A little later on in Parshat Lech Lecha, God enters into a covenant with Abraham – promising him children, and that his descendants would inherit the land. But Abraham seems unsure, and he seeks an assurance from God that these promises would indeed happen. “How do I know that I will take possession of [the land],” he inquires.

The commentaries are all shocked by Abraham’s question – but perhaps more shocking is the seeming lack of any answer. Meanwhile, God appears to ignore the question, and instead segues into a prophecy about the period of slavery in Egypt.

Not so, says Rabbi Yaakov Moshe Charlap (1882-1951) – devoted student of Rabbi Avraham Yitzchak Kook (1865-1935), and founding rabbi of the Shaarei Hesed neighborhood in Jerusalem.

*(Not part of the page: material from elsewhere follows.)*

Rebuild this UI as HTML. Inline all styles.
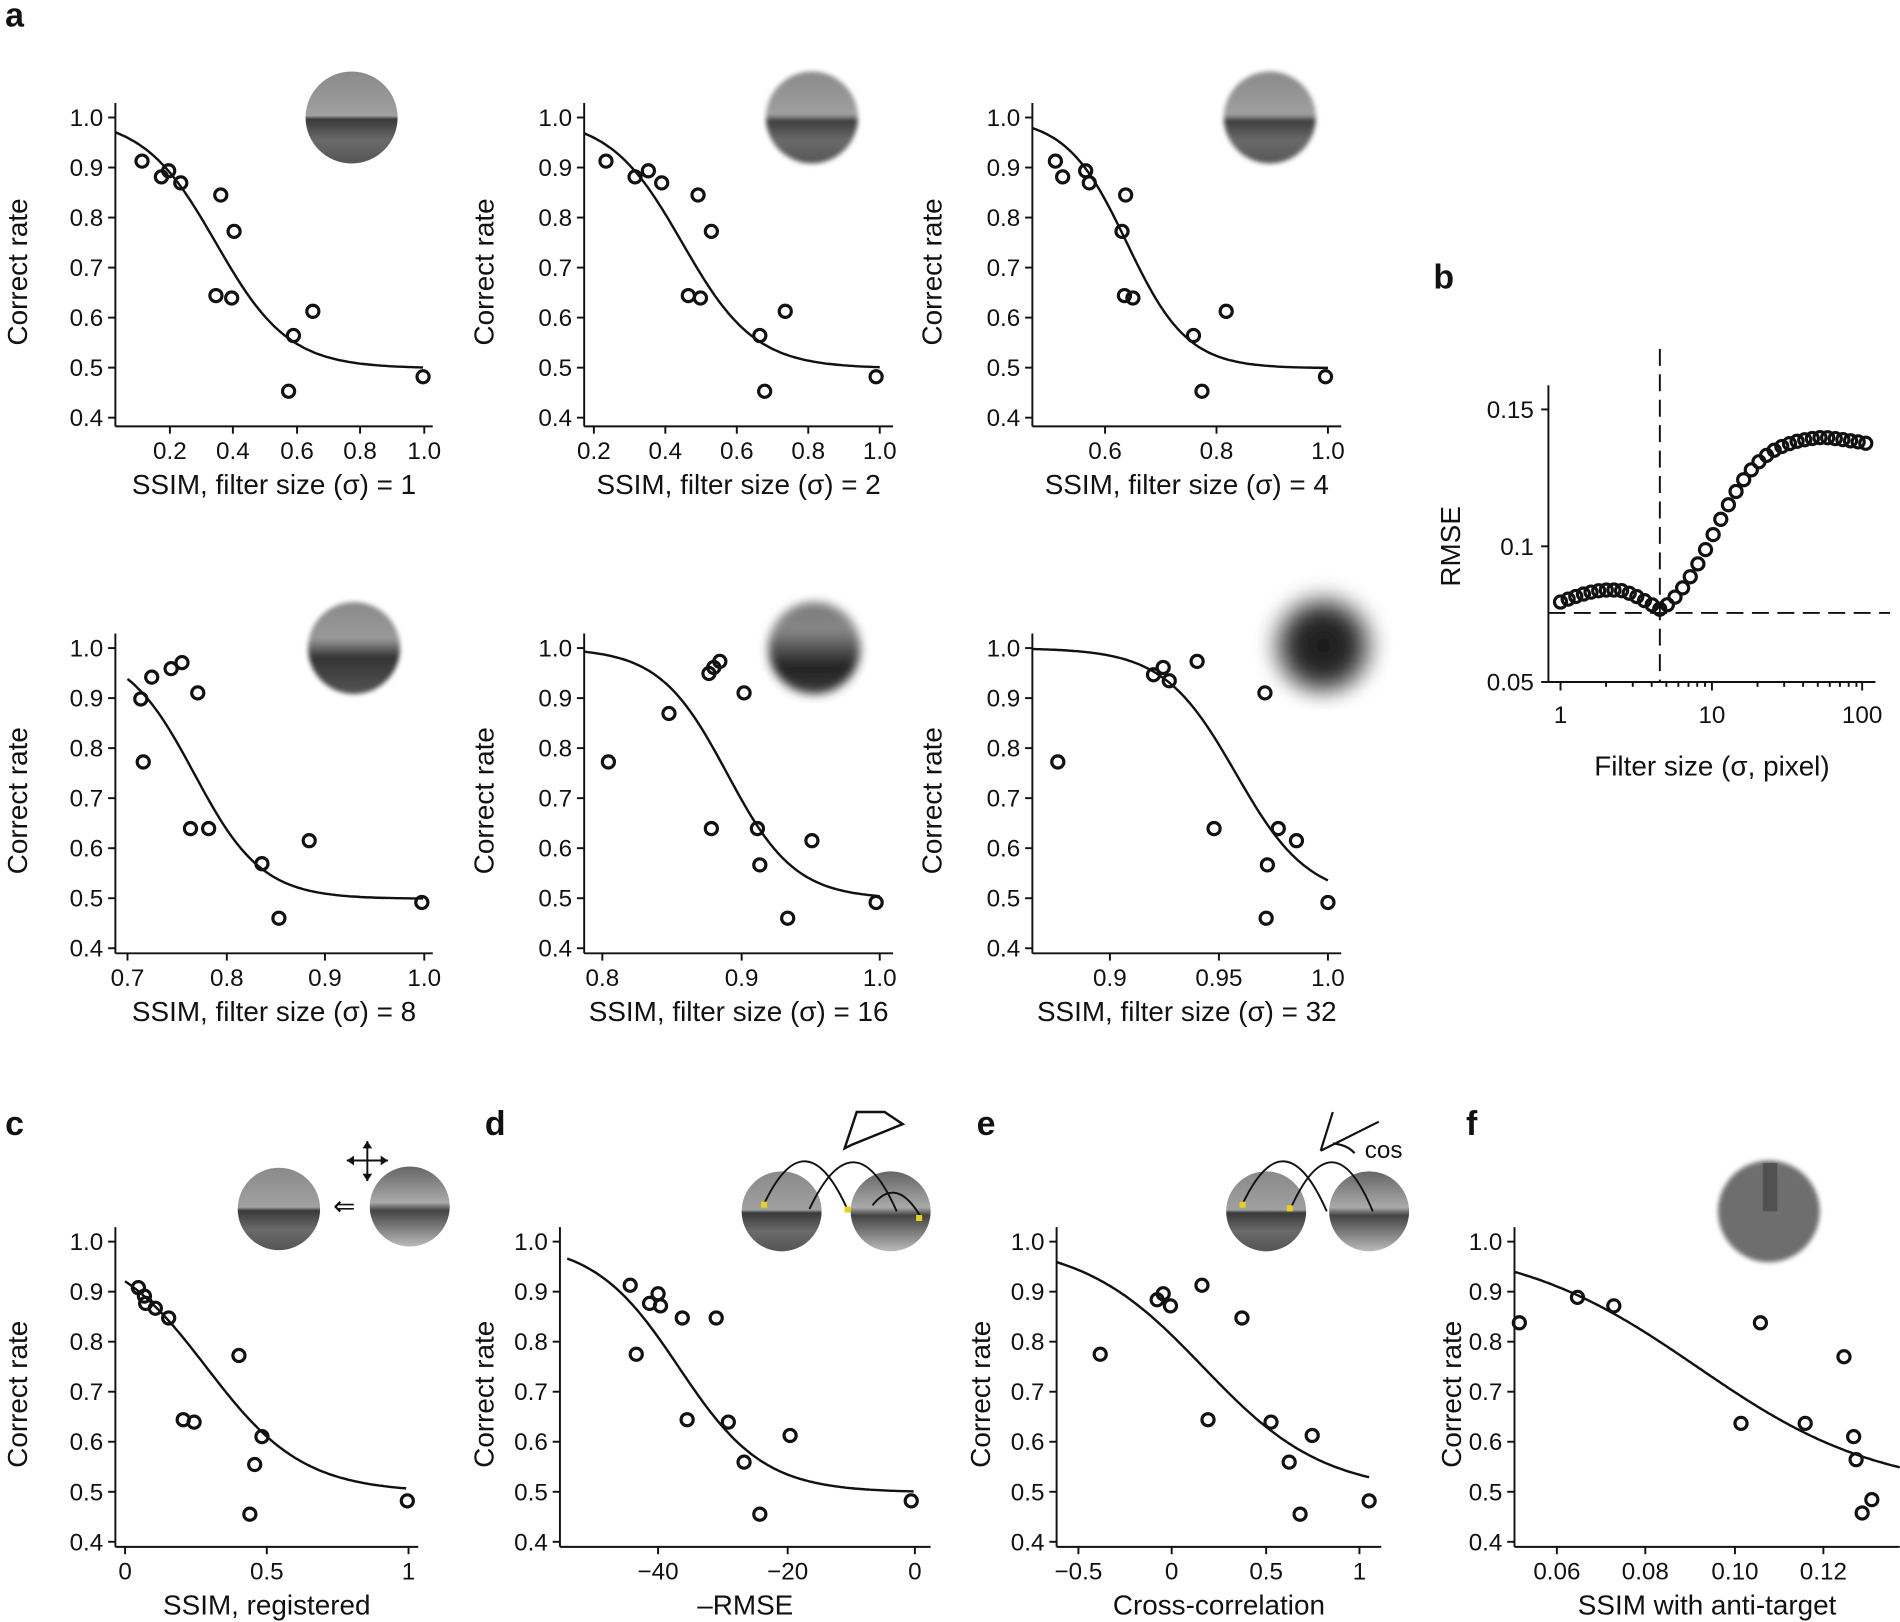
<!DOCTYPE html>
<html><head><meta charset="utf-8"><style>
html,body{margin:0;padding:0;background:#fff;}
svg{display:block;font-family:"Liberation Sans",Arial,sans-serif;}
</style></head><body>
<svg id="s" width="1900" height="1622" viewBox="0 0 1568 1339" xmlns="http://www.w3.org/2000/svg">
<defs>
<linearGradient id="g1" x1="0" y1="0" x2="0" y2="1">
<stop offset="0" stop-color="#8a8a8a"/><stop offset="0.48" stop-color="#a0a0a0"/><stop offset="0.52" stop-color="#3a3a3a"/><stop offset="0.75" stop-color="#6a6a6a"/><stop offset="1" stop-color="#555"/></linearGradient>
<linearGradient id="g2" x1="0" y1="0" x2="0" y2="1">
<stop offset="0" stop-color="#8a8a8a"/><stop offset="0.4" stop-color="#999"/><stop offset="0.6" stop-color="#333"/><stop offset="1" stop-color="#555"/></linearGradient>
<linearGradient id="g3" x1="0" y1="0" x2="0" y2="1">
<stop offset="0" stop-color="#777"/><stop offset="0.3" stop-color="#888"/><stop offset="0.7" stop-color="#222"/><stop offset="1" stop-color="#3a3a3a"/></linearGradient>
<radialGradient id="g4" cx="0.5" cy="0.55" r="0.5">
<stop offset="0" stop-color="#151515"/><stop offset="0.6" stop-color="#333"/><stop offset="1" stop-color="#fff"/></radialGradient>
<linearGradient id="g5" x1="0" y1="0" x2="0" y2="1">
<stop offset="0" stop-color="#666"/><stop offset="0.45" stop-color="#aaa"/><stop offset="0.55" stop-color="#444"/><stop offset="1" stop-color="#bbb"/></linearGradient>
<filter id="bl1"><feGaussianBlur stdDeviation="2"/></filter>
<filter id="bl2"><feGaussianBlur stdDeviation="4"/></filter>
<filter id="bl3"><feGaussianBlur stdDeviation="7"/></filter>
</defs>
<g id="root"></g>
</svg>
<script>
const root=document.getElementById('root');
let out='';
function txt(x,y,t,size,anchor,extra){out+=`<text x="${x}" y="${y}" font-size="${size}" text-anchor="${anchor||'middle'}" fill="#111" ${extra||''}>${t}</text>`;}
function line(x1,y1,x2,y2,extra){out+=`<line x1="${x1}" y1="${y1}" x2="${x2}" y2="${y2}" stroke="#111" stroke-width="1.6" ${extra||''}/>`;}
function circ(x,y){out+=`<circle cx="${x}" cy="${y}" r="5" fill="none" stroke="#111" stroke-width="2.6"/>`;}
function sig(x0,x1,xm,s,y5,yTop){let d='';for(let x=x0;x<=x1;x+=2){let v=0.5+0.5/(1+Math.exp((x-xm)/s));let y=y5-(v-0.5)*(y5-yTop)/0.5;d+=(d?'L':'M')+x+' '+y.toFixed(1);}out+=`<path d="${d}" fill="none" stroke="#111" stroke-width="2"/>`;}
function panel(axX,y10,xAxY,xEnd,xticks,xlabel,ylabX){
  const per=41.3;
  line(axX,y10-12,axX,xAxY);
  line(axX,xAxY,xEnd,xAxY);
  for(let k=0;k<7;k++){let y=y10+k*per;line(axX-6,y,axX,y);txt(axX-10,y+7,(1-k*0.1).toFixed(1),20,'end');}
  for(const [px,l] of xticks){line(px,xAxY,px,xAxY+6);txt(px,xAxY+27,l,20);}
  txt((axX+xEnd)/2,xAxY+56,xlabel,23);
  out+=`<text transform="translate(${ylabX},${(y10+xAxY)/2}) rotate(-90)" font-size="23" text-anchor="middle" fill="#111">Correct rate</text>`;
}
const S='&#963;';
panel(95,97,352,357,[[140,'0.2'],[192,'0.4'],[245,'0.6'],[297,'0.8'],[350,'1.0']],`SSIM, filter size (${S}) = 1`,22);
panel(482,97,352,737,[[490,'0.2'],[549,'0.4'],[608,'0.6'],[667,'0.8'],[726,'1.0']],`SSIM, filter size (${S}) = 2`,407);
panel(852,97,352,1107,[[912,'0.6'],[1004,'0.8'],[1096,'1.0']],`SSIM, filter size (${S}) = 4`,777);
panel(95,535,787,357,[[105,'0.7'],[187,'0.8'],[268,'0.9'],[350,'1.0']],`SSIM, filter size (${S}) = 8`,22);
panel(482,535,787,737,[[497,'0.8'],[612,'0.9'],[726,'1.0']],`SSIM, filter size (${S}) = 16`,407);
panel(852,535,787,1107,[[916,'0.9'],[1006,'0.95'],[1096,'1.0']],`SSIM, filter size (${S}) = 32`,777);
panel(95,1025,1277,345,[[103,'0'],[220,'0.5'],[337,'1']],'SSIM, registered',22);
panel(462,1025,1277,768,[[543,'&#8722;40'],[650,'&#8722;20'],[755,'0']],'&#8211;RMSE',407);
panel(872,1025,1277,1140,[[890,'&#8722;0.5'],[967,'0'],[1045,'0.5'],[1122,'1']],'Cross-correlation',817);
panel(1250,1025,1277,1568,[[1285,'0.06'],[1358,'0.08'],[1432,'0.10'],[1505,'0.12']],'SSIM with anti-target',1206);

sig(95,350,178,30,304,97);
sig(482,726,563,30,304,97);
sig(852,1096,930,25,304,97);
sig(105,350,160,28,742,535);
sig(482,726,600,28,742,535);
sig(852,1096,1020,30,742,535);
sig(103,336,170,40,1232,1025);
sig(468,755,560,35,1232,1025);
sig(872,1130,993,50,1232,1025);
sig(1250,1568,1401,76,1232,1025);

const pts=[
[[117,133],[133,146],[139,141],[149,151],[182,161],[193,191],[178,244],[191,246],[242,277],[258,257],[238,323],[349,311]],
[[500,133],[524,146],[535,141],[546,151],[576,161],[587,191],[568,244],[578,246],[627,277],[648,257],[631,323],[723,311]],
[[871,133],[877,146],[896,141],[899,151],[929,161],[926,191],[928,244],[935,246],[985,277],[1012,257],[992,323],[1094,311]],
[[116,577],[118,629],[125,559],[141,552],[150,547],[163,572],[157,684],[172,684],[216,713],[255,694],[230,758],[348,745]],
[[502,629],[552,589],[585,556],[589,551],[594,546],[614,572],[587,684],[625,684],[627,714],[670,694],[650,758],[723,745]],
[[873,629],[952,557],[960,551],[965,562],[988,546],[1002,684],[1044,572],[1046,714],[1045,758],[1055,684],[1070,694],[1096,745]],
[[114,1063],[119,1070],[120,1076],[128,1080],[139,1088],[151,1172],[160,1174],[197,1119],[210,1209],[216,1186],[206,1250],[336,1239]],
[[520,1061],[525,1118],[536,1076],[543,1068],[545,1078],[563,1088],[567,1172],[591,1088],[601,1174],[614,1207],[627,1250],[652,1185],[752,1239]],
[[908,1118],[955,1073],[960,1068],[966,1078],[992,1061],[997,1172],[1025,1088],[1049,1174],[1064,1207],[1073,1250],[1083,1185],[1130,1239]],
[[1254,1092],[1302,1071],[1332,1078],[1437,1175],[1453,1092],[1490,1175],[1522,1120],[1530,1186],[1532,1205],[1537,1249],[1545,1238]]
];
pts.forEach(p=>p.forEach(q=>circ(q[0],q[1])));

// panel b
line(1278,318,1278,563);line(1278,563,1548,563);
[[338,'0.15'],[451,'0.1'],[563,'0.05']].forEach(([y,l])=>{line(1272,y,1278,y);txt(1266,y+7,l,20,'end');});
[[1288,'1'],[1413,'10'],[1537,'100']].forEach(([x,l])=>{line(x,563,x,570);txt(x,597,l,20);});
for(let d=2;d<10;d++){[1288,1413].forEach(b=>{let x=b+125*Math.log10(d);line(x,563,x,567);});}
out+=`<text transform="translate(1205,451) rotate(-90)" font-size="23" text-anchor="middle" fill="#111">RMSE</text>`;
txt(1413,640,`Filter size (${S}, pixel)`,23);
line(1370,288,1370,563,'stroke-dasharray="14,7"');
line(1278,506,1560,506,'stroke-dasharray="14,7"');
for(let x=1288;x<=1545;x+=6.3){
  let y;
  if(x<1370){y=497-10*Math.sin((x-1288)/82*Math.PI)+(x>1340?(x-1340)*0.2:0);}
  else{let t=(x-1370);y=504-160/(1+Math.exp(-(t-45)/20))+160/(1+Math.exp(45/20));
    if(x>1505)y+=(x-1505)*0.18;}
  circ(x.toFixed(1),y.toFixed(1));
}

[['a',4,22],['b',1183,238],['c',4,937],['d',400,937],['e',806,937],['f',1210,937]].forEach(([l,x,y])=>{out+=`<text x="${x}" y="${y}" font-size="28" font-weight="bold" fill="#111">${l}</text>`;});

function thumb(cx,cy,r,fill,filt){out+=`<circle cx="${cx}" cy="${cy}" r="${r}" fill="${fill}" ${filt?`filter="url(#${filt})"`:''}/>`;}
thumb(290,97,38,'url(#g1)');thumb(670,97,38,'url(#g1)','bl1');thumb(1048,97,38,'url(#g1)','bl1');
thumb(292,535,38,'url(#g2)','bl1');thumb(672,535,38,'url(#g3)','bl2');thumb(1092,528,48,'url(#g4)','bl3');
thumb(230,998,34,'url(#g1)');thumb(338,996,33,'url(#g5)');
out+=`<text x="284" y="1003" font-size="22" text-anchor="middle" fill="#111">&#8656;</text>`;
line(286,958,320,958);line(303,942,303,975);
out+=`<path d="M286 958l6-4v8zM320 958l-6-4v8zM303 942l-4 6h8zM303 975l-4-6h8z" fill="#111"/>`;
// d
thumb(645,1000,33,'url(#g1)');thumb(735,1000,33,'url(#g5)');
out+=`<path d="M630 995 Q665 920 700 1000 M668 998 Q705 920 740 1000 M720 995 Q740 970 760 1005" fill="none" stroke="#111" stroke-width="1.6"/>`;
out+=`<rect x="628" y="992" width="5" height="5" fill="#e8d020"/><rect x="697" y="996" width="5" height="5" fill="#e8d020"/><rect x="756" y="1003" width="5" height="5" fill="#e8d020"/>`;
out+=`<path d="M697 948 L707 918 L730 918 L745 928 L703 945 Z" fill="none" stroke="#111" stroke-width="2"/>`;
// e
thumb(1045,1000,33,'url(#g1)');thumb(1130,1000,33,'url(#g5)');
out+=`<path d="M1025 995 Q1060 920 1095 1000 M1065 998 Q1100 920 1133 1000" fill="none" stroke="#111" stroke-width="1.6"/>`;
out+=`<rect x="1023" y="992" width="5" height="5" fill="#e8d020"/><rect x="1062" y="995" width="5" height="5" fill="#e8d020"/>`;
out+=`<path d="M1090 950 L1100 918 M1090 950 L1138 926 M1100 944 Q1112 945 1118 952" fill="none" stroke="#111" stroke-width="1.8"/>`;
txt(1142,956,'cos',20);
// f
thumb(1460,1000,42,'#6e6e6e','bl1');
out+=`<rect x="1455" y="960" width="12" height="40" fill="#444" opacity="0.7"/>`;
root.innerHTML=out;
</script>
</body></html>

The verse in question (Gen. 15:13) has God telling Abraham, “just know that your offspring will be strangers in a land that is not theirs.” And while it is true that the simplest interpretation of this verse is that God designated Abraham’s query as a lapse of faith, for which his descendants would need to endure a period of exile, there is another interpretation that is far more compelling.

According to Rabbi Charlap, this verse directly answers Abraham’s question. Rather than ignoring Abraham, God was telling him that even when his descendants would have to endure periods of exile, it would be in a land that was not theirs and would never be theirs – because the only land that was theirs, now and forever, was the land that God had promised him.

The Jewish exile may last for centuries and millennia, as indeed it did, during which Jews would be a minority in countries controlled by others, sometimes integrated, and at other times persecuted. But at the end of it all, those countries would belong to other nations, and the only Jewish country will be the country from which Jews were dispossessed. That country – Eretz Yisrael – is the country that we have always called home, and that country – Eretz Yisrael – will remain our home forever. It really is as simple as that.